Entries with chart source code
┄┄┄┄┄┄┄┄┄┄

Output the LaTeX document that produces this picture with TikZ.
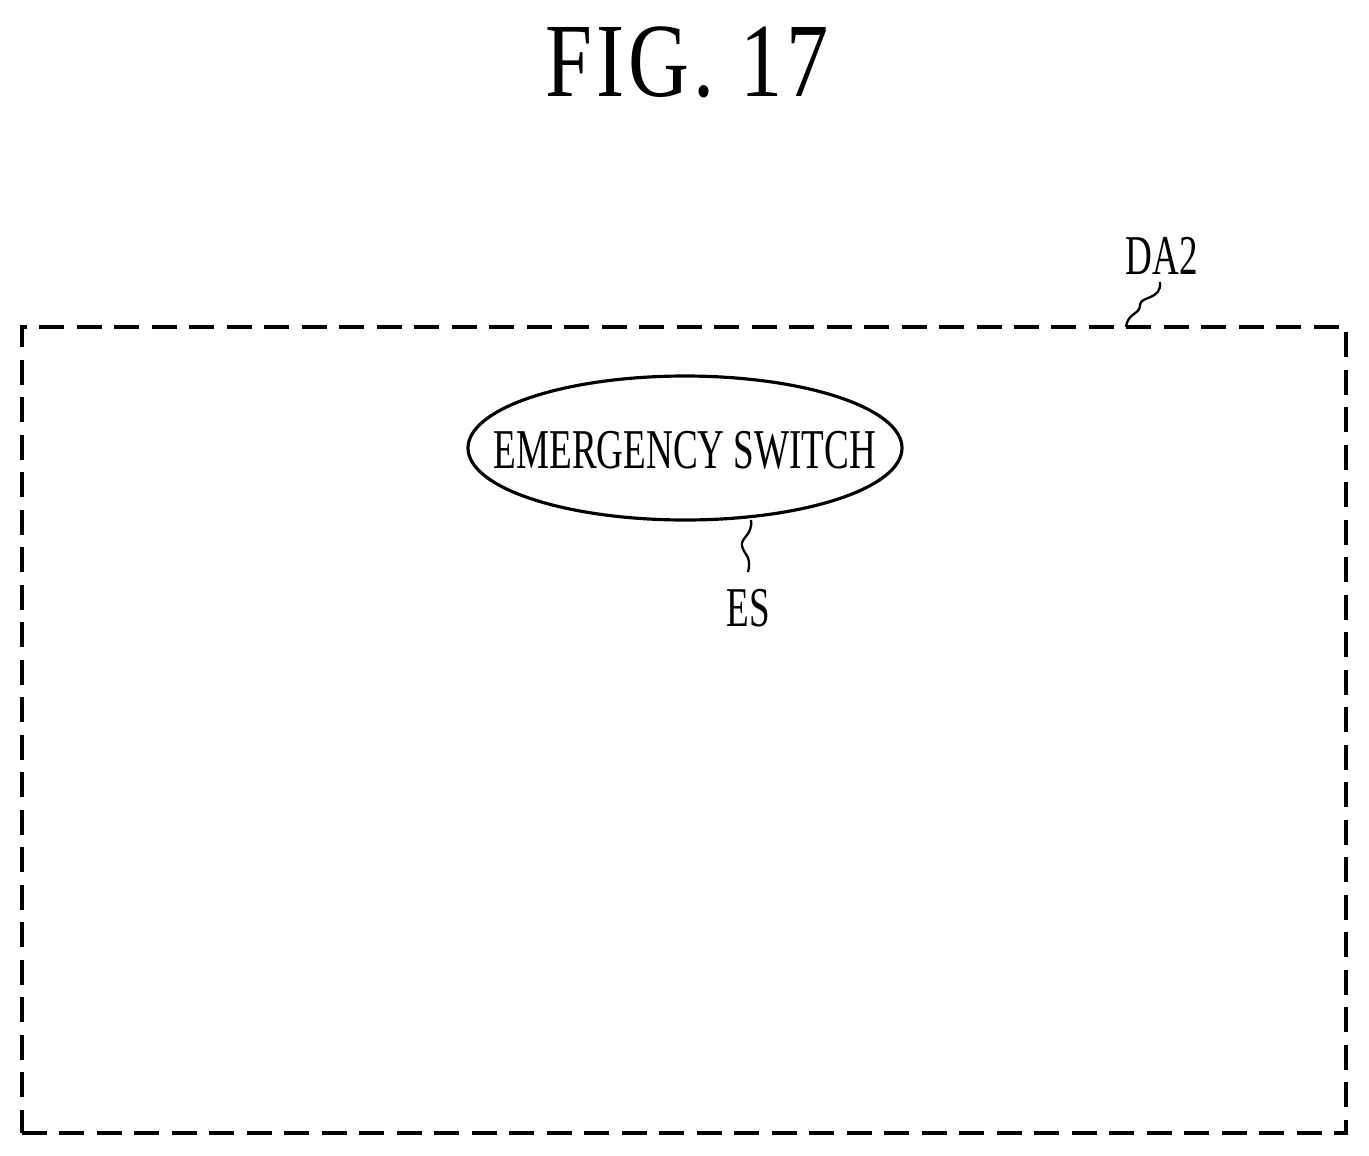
\documentclass[tikz,border=0pt]{standalone}
\usepackage{fontspec}
\setmainfont{Liberation Serif}
\newfontfamily\cond[FakeStretch=0.66]{Liberation Serif}
\newfontfamily\condt[FakeStretch=0.8,LetterSpace=4]{Liberation Serif}
\usetikzlibrary{shapes.geometric}
\begin{document}
\begin{tikzpicture}[x=0.02cm,y=-0.02cm,
  lbl/.style={font=\cond\fontsize{32}{36}\selectfont, inner sep=0},
  dashbox/.style={draw, line width=2.2pt, dash pattern=on 0.5cm off 0.25cm},
  leader/.style={draw, line width=1.3pt}]
\useasboundingbox (0,0) rectangle (1369,1156);
\node[font=\condt\fontsize{60}{64}\selectfont, inner sep=0] (title) at (687,62) {FIG. 17};
\node[dashbox, minimum width=1324*0.02cm, minimum height=806*0.02cm, inner sep=0] (box) at (684,730) {};
\node[draw, ellipse, line width=1.8pt, minimum width=434*0.02cm, minimum height=144*0.02cm, inner sep=0] (es) at (685,448) {};
\node[lbl] (estext) at (685,450) {EMERGENCY SWITCH};
\node[lbl] (da2) at (1162,256) {DA2};
\node[lbl] (eslbl) at (748,608) {ES};
\coordinate (a1) at (1160,282);
\coordinate (a2) at (1126,327);
\draw[leader] (a1) .. controls (1162,300) and (1140,296) .. (1140,305) .. controls (1140,315) and (1128,312) .. (a2);
\coordinate (b1) at (751,520);
\coordinate (b2) at (748,572);
\draw[leader] (b1) .. controls (753,535) and (740,538) .. (742,546) .. controls (744,555) and (752,556) .. (b2);
\end{tikzpicture}
\end{document}
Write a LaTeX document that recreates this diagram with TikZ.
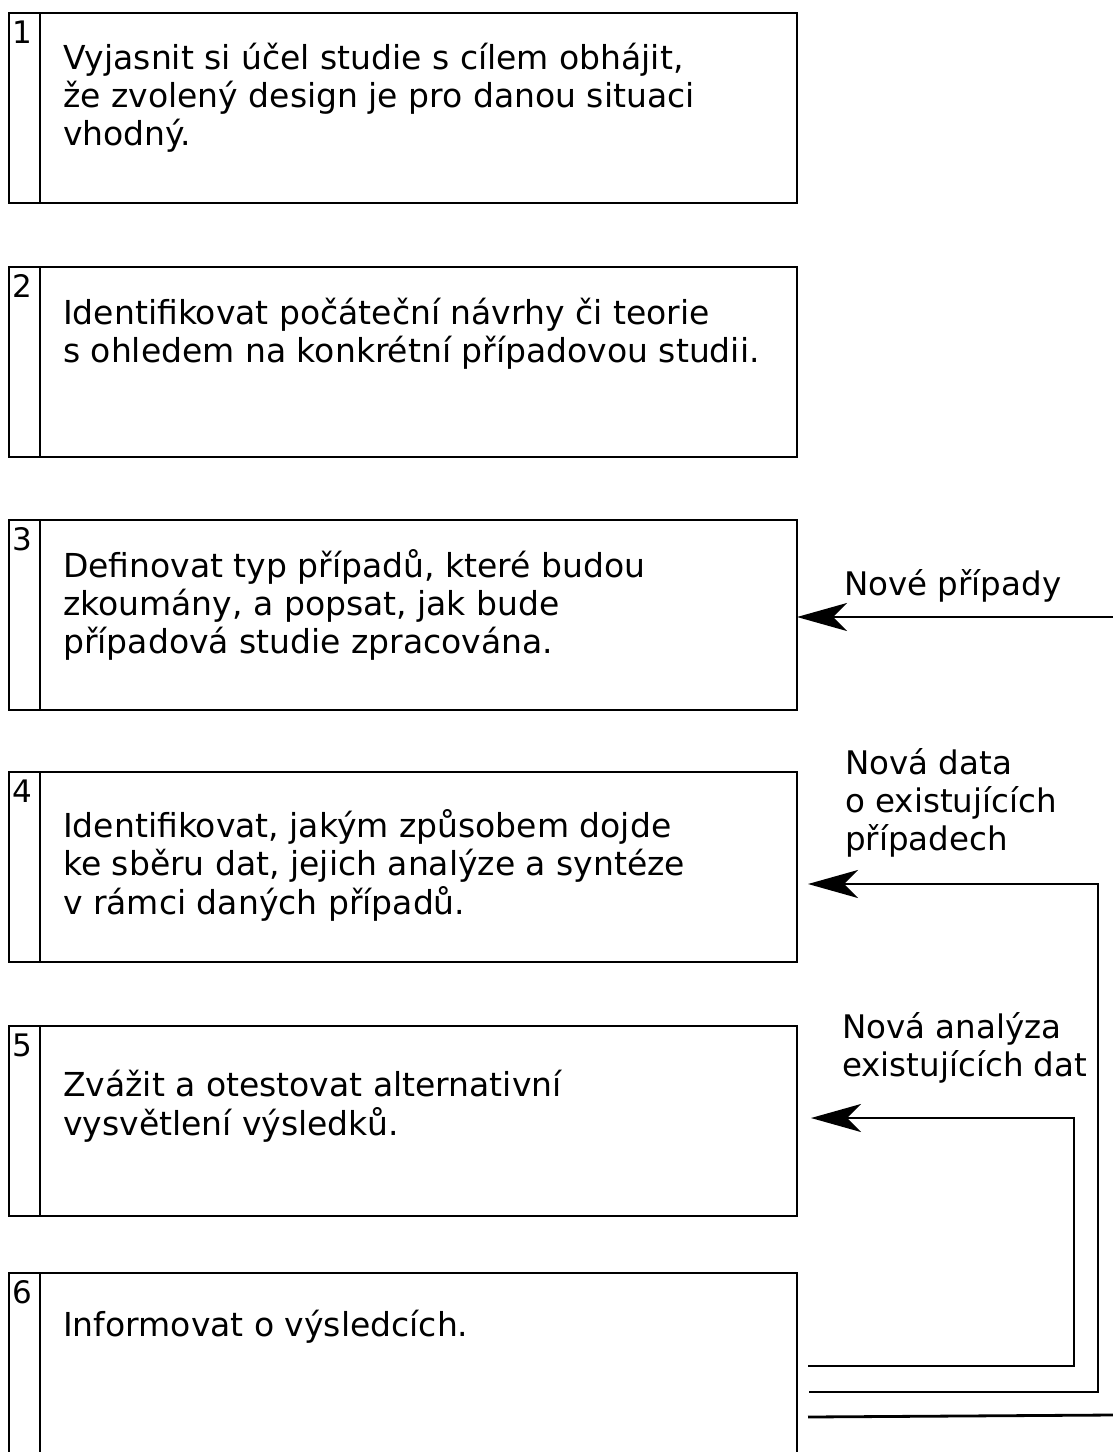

┄┄┄┄┄┄┄┄┄┄

# EXERCISE
Pick out and copy the lines of the entries that hold the string "LaTeX".

# TASK OUTPUT
Output the LaTeX document that produces this picture with TikZ.
Write a LaTeX document that recreates this diagram with TikZ.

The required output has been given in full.